I suppose I could have arrays for local -> area -> world. I'd use a pseudo random number generator to fill in the generic tile info such as plants and rocks. Any custom info such as pre-made towns and dungeons could be in an overlay array. That's almost DaggerFall/Oblivion like I think.
 
So, my thinking is, each point in my map will be a 16x16 tile chunk of landscape. I'll be using the 256x224 video mode. In order to fit 30x30 chunks of landscape plus 3 chunks around it (for the edges of surrounding maps) I'd make a 36x36 array. Basically padding the edges with data from adjacent maps. In my engine every 128 pixels of movement I draw 3 chunks of landscape ahead. When the player gets within 3 landscape chunks of the map arrays boundaries I recreate the map array. I put the new map area in the center 30x30 and then take the rightmost 3 columns of landscape chunks from the map to the left.

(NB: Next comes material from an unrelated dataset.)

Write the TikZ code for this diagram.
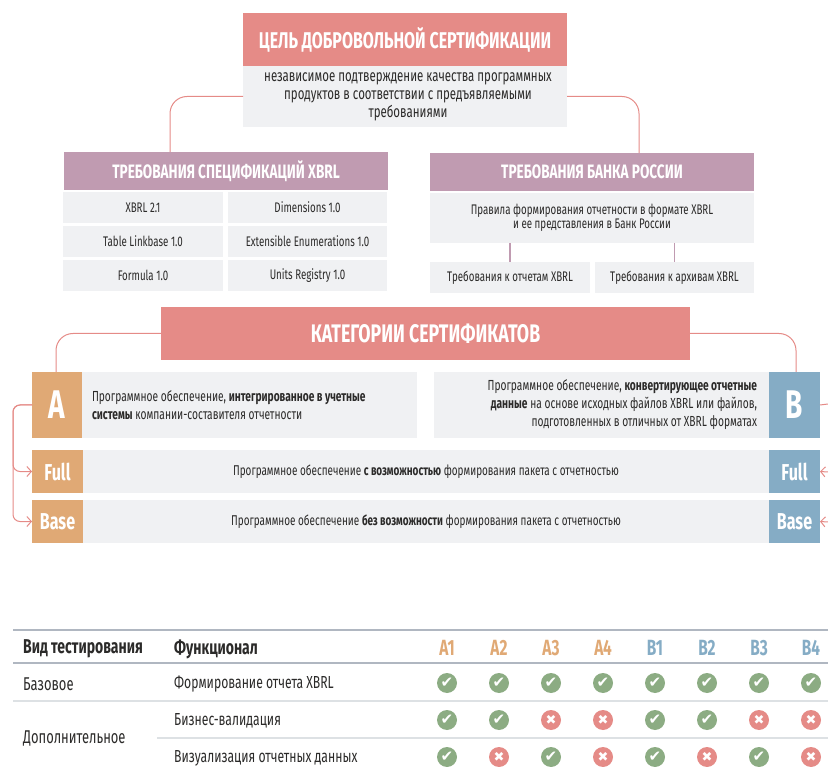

Same deal with the top 3 rows: they get the bottom 3 chunks from the map above. Below gets the topmost 3 rows of chunks of the map just below etc..

So, I use up RAM in a 36x36 integer array but the player gets a seamless world to scroll through. The player gets 10x10 screen maps while being able to see and interact with adjacent maps (no visible borders). Player changes to environment wouldn't get reset until they reach a new map of 10x10 screens. Am I making any sense? Does this sound like a good idea?